(Entries with chart source code)

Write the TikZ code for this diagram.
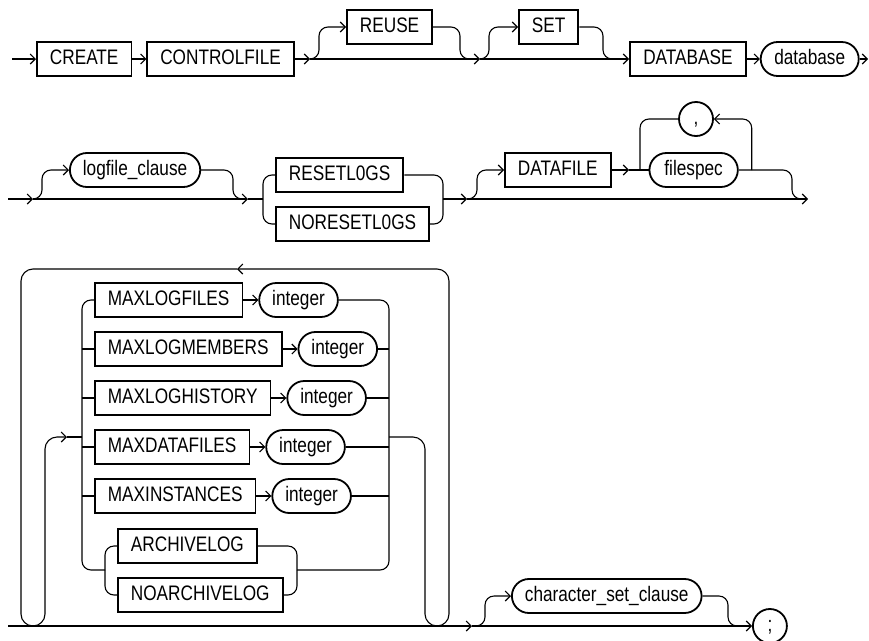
\documentclass[tikz,border=0pt]{standalone}
\usepackage{fontspec}
\setmainfont[FakeStretch=0.82]{Liberation Sans}
\usetikzlibrary{positioning,arrows.meta}

\begin{document}
\begin{tikzpicture}[x=1pt,y=-1pt,font=\fontsize{21}{24}\selectfont,
    kw/.style={draw,line width=1.8pt,minimum height=34pt,inner xsep=13pt,inner ysep=0pt,text height=15pt,text depth=4pt},
    nt/.style={kw,rounded corners=17pt},
    dot/.style={nt,minimum width=34pt,inner xsep=0pt},
    ln/.style={line width=1.1pt},
    ar/.style={ln,-{Straight Barb[length=5pt,width=10pt]}},
    rc/.style={rounded corners=#1},rc/.default=9pt]
  \useasboundingbox (0,0) rectangle (869,640);
  % first line
  \coordinate (s1) at (12,59); \coordinate (j1) at (310,59); \coordinate (j2) at (480,59); \coordinate (e1) at (868,59);
  \node[kw,anchor=west] (create) at (36,59) {CREATE};
  \node[kw,right=14pt of create] (ctl) {CONTROLFILE};
  \node[kw,anchor=west] (reuse) at (346,27) {REUSE};
  \node[kw,anchor=west] (set) at (518,27) {SET};
  \node[kw,anchor=west,minimum width=116pt] (dbkw) at (629,59) {DATABASE};
  \node[nt,right=13pt of dbkw,minimum width=98pt] (db) {database};
  \draw[ar](s1)--(create); \draw[ar](create)--(ctl); \draw[ar](ctl)--(j1);
  \draw[ar](j1)--(j2); \draw[ar](j2)--(dbkw); \draw[ar](dbkw)--(db); \draw[ar](db)--(e1);
  \draw[ar,rc](j1)--++(9,0)|-(reuse.west); \draw[ln,rc](reuse.east)-|([xshift=-20pt]j2)--++(10,0);
  \draw[ar,rc](j2)--++(9,0)|-(set.west); \draw[ln,rc](set.east)-|([xshift=-26pt]dbkw.west)--++(12,0);
  % second line
  \coordinate (s2) at (8,199); \coordinate (j3) at (33,199); \coordinate (j4) at (248,199);
  \coordinate (rl) at (263,199); \coordinate (rr) at (443,199); \coordinate (j5) at (467,199);
  \coordinate (j6) at (629,170); \coordinate (e2) at (808,199);
  \node[nt,anchor=west] (logf) at (69,170) {logfile\_clause};
  \node[kw,anchor=west] (reset) at (275,175) {RESETL0GS};
  \node[kw,anchor=west] (noreset) at (275,224) {NORESETL0GS};
  \node[kw,anchor=west] (dfkw) at (504,170) {DATAFILE};
  \node[nt,right=37pt of dfkw,inner xsep=15pt] (fspec) {filespec};
  \node[dot] (comma) at (696,119) {,};
  \draw[ar](s2)--(j3); \draw[ar](j3)--(j4); \draw[ln](j4)--(rl); \draw[ar](rr)--(j5); \draw[ar](j5)--(e2);
  \draw[ar,rc](j3)--++(9,0)|-(logf.west); \draw[ln,rc](logf.east)-|([xshift=-15pt]j4)--++(6,0);
  \draw[ln,rc](reset.west)-|(rl); \draw[ln,rc](noreset.west)-|(rl);
  \draw[ln,rc](reset.east)-|(rr); \draw[ln,rc](noreset.east)-|(rr);
  \draw[ar,rc](j5)--++(10,0)|-(dfkw.west); \draw[ar](dfkw)--(j6); \draw[ln](j6)--(fspec);
  \draw[ln,rc](comma.west)-|([xshift=11pt]j6); \draw[ar,rc]([xshift=13pt]fspec.east)|-(comma.east);
  \draw[ln,rc](fspec.east)-|([xshift=-16pt]e2)--++(6,0);
  % options, repeated
  \coordinate (s3) at (8,626); \coordinate (lb) at (33,626); \coordinate (rb) at (437,626);
  \coordinate (j8) at (472,626); \coordinate (top) at (237,269); \coordinate (ein) at (67,437);
  \coordinate (lbot) at (82,570); \coordinate (sl) at (105,570);
  \coordinate (rbot) at (389,570); \coordinate (sr) at (297,570);
  \node[kw,anchor=west] (mlf) at (94,300) {MAXLOGFILES}; \node[nt,right=15pt of mlf] (i1) {integer};
  \node[kw,anchor=west] (mlm) at (94,349) {MAXLOGMEMBERS}; \node[nt,right=15pt of mlm] (i2) {integer};
  \node[kw,anchor=west] (mlh) at (94,398) {MAXLOGHISTORY}; \node[nt,right=15pt of mlh] (i3) {integer};
  \node[kw,anchor=west] (mdf) at (94,447) {MAXDATAFILES}; \node[nt,right=15pt of mdf] (i4) {integer};
  \node[kw,anchor=west] (mins) at (94,496) {MAXINSTANCES}; \node[nt,right=15pt of mins] (i5) {integer};
  \node[kw,anchor=west] (arch) at (117,546) {ARCHIVELOG};
  \node[kw,anchor=west] (noarch) at (117,595) {NOARCHIVELOG};
  \node[nt,anchor=west] (csc) at (511,596) {character\_set\_clause};
  \node[dot,anchor=west] (semi) at (752,626) {;};
  \draw[ar](mlf)--(i1); \draw[ar](mlm)--(i2); \draw[ar](mlh)--(i3); \draw[ar](mdf)--(i4); \draw[ar](mins)--(i5);
  \draw[ln,rc](mlf.west)-|(lbot)--(sl); \draw[ln,rc](i1.east)-|(rbot)--(sr);
  \draw[ln](mlm.west-|lbot)--(mlm.west); \draw[ln](i2.east)--(i2.east-|rbot);
  \draw[ln](mlh.west-|lbot)--(mlh.west); \draw[ln](i3.east)--(i3.east-|rbot);
  \draw[ln](mdf.west-|lbot)--(mdf.west); \draw[ln](i4.east)--(i4.east-|rbot);
  \draw[ln](mins.west-|lbot)--(mins.west); \draw[ln](i5.east)--(i5.east-|rbot);
  \draw[ln,rc](arch.west)-|(sl); \draw[ln,rc](noarch.west)-|(sl);
  \draw[ln,rc](arch.east)-|(sr); \draw[ln,rc](noarch.east)-|(sr);
  \draw[ar](s3)--(j8); \draw[ar](j8)--(semi);
  \draw[ar,rc=12pt](lb)--++(12,0)|-(ein); \draw[ln](ein)--(ein-|lbot);
  \draw[ln,rc=12pt](rb)--++(-12,0)|-(ein-|rbot);
  \draw[ar,rc=12pt](rb)--++(12,0)|-(top); \draw[ln,rc=12pt](top)--++(-216,0)|-(lb);
  \draw[ar,rc](j8)--++(13,0)|-(csc.west); \draw[ln,rc](csc.east)-|([xshift=-24pt]semi.west)--++(10,0);
\end{tikzpicture}
\end{document}
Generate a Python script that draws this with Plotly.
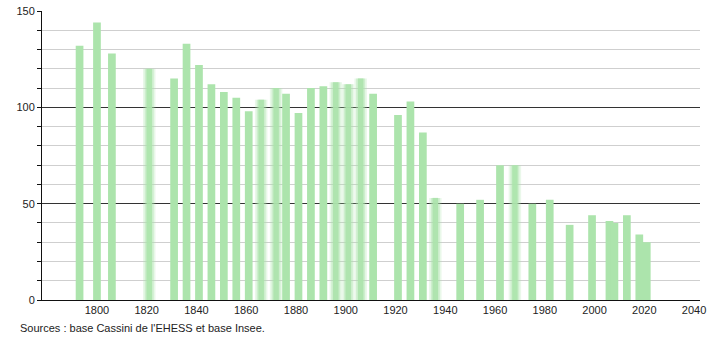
import plotly.graph_objects as go

years = [1793, 1800, 1806, 1821, 1831, 1836, 1841, 1846, 1851, 1856, 1861, 1866,
         1872, 1876, 1881, 1886, 1891, 1896, 1901, 1906, 1911, 1921, 1926, 1931,
         1936, 1946, 1954, 1962, 1968, 1975, 1982, 1990, 1999, 2006, 2008, 2013,
         2018, 2021]
population = [132, 144, 128, 120, 115, 133, 122, 112, 108, 105, 98, 104,
              110, 107, 97, 110, 111, 113, 112, 115, 107, 96, 103, 87,
              53, 50, 52, 70, 70, 50, 52, 39, 44, 41, 40, 44,
              34, 30]
soft_years = [1821, 1866, 1872, 1896, 1901, 1906, 1936, 1968]
x_ticks = [1800, 1820, 1840, 1860, 1880, 1900, 1920, 1940, 1960, 1980, 2000, 2020, 2040]
y_ticks = [0, 50, 100, 150]
source_text = "Sources : base Cassini de l'EHESS et base Insee."

bar_color = "rgb(172,228,172)"

sharp_x = [y for y in years if y not in soft_years]
sharp_v = [v for y, v in zip(years, population) if y not in soft_years]
soft_x = [y for y in years if y in soft_years]
soft_v = [v for y, v in zip(years, population) if y in soft_years]

fig = go.Figure()
fig.add_trace(go.Bar(x=soft_x, y=soft_v, width=5.0, marker=dict(color=bar_color, line_width=0),
                     opacity=0.25, hoverinfo="skip"))
fig.add_trace(go.Bar(x=soft_x, y=soft_v, width=3.6, marker=dict(color=bar_color, line_width=0),
                     opacity=0.45, hoverinfo="skip"))
fig.add_trace(go.Bar(x=soft_x, y=soft_v, width=2.2, marker=dict(color=bar_color, line_width=0),
                     opacity=0.9))
fig.add_trace(go.Bar(x=sharp_x, y=sharp_v, width=3.1, marker=dict(color=bar_color, line_width=0)))

fig.update_layout(
    width=710, height=340,
    margin=dict(l=42, r=10, t=11, b=40, autoexpand=False),
    barmode="overlay",
    showlegend=False,
    plot_bgcolor="white", paper_bgcolor="white",
    font=dict(family="Liberation Sans, Arial, sans-serif", size=11, color="#222"),
    xaxis=dict(range=[1777.9, 2042.4], tickmode="array", tickvals=x_ticks,
               showgrid=False, showline=True, linecolor="#111", linewidth=1,
               ticks="", zeroline=False, automargin=False, tickfont=dict(size=11)),
    yaxis=dict(range=[0, 150], tickmode="array", tickvals=y_ticks,
               showgrid=True, gridcolor="#333", gridwidth=1,
               showline=True, linecolor="#111", linewidth=1,
               ticks="outside", ticklen=4, tickcolor="#111", zeroline=False,
               automargin=False,
               minor=dict(dtick=10, tick0=0, showgrid=True, gridcolor="#cfcfcf",
                          ticks="outside", ticklen=4, tickcolor="#111"),
               tickfont=dict(size=11)),
    annotations=[dict(text=source_text, x=(18 - 42) / (710 - 52), y=-(328 - 300) / 289,
                      xref="paper", yref="paper",
                      showarrow=False, xanchor="left", yanchor="middle",
                      font=dict(size=11, color="#222"))],
)

fig.write_html("out.html")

→ WHAT IS REQUIRED
Exactly the lines from the one with "Generate a Python" through the one with "import plotly.graph_objects as go" are to be reproduced, and no pictures with them.

→ ANSWER TO THE PROBLEM
Generate a Python script that draws this with Plotly.
import plotly.graph_objects as go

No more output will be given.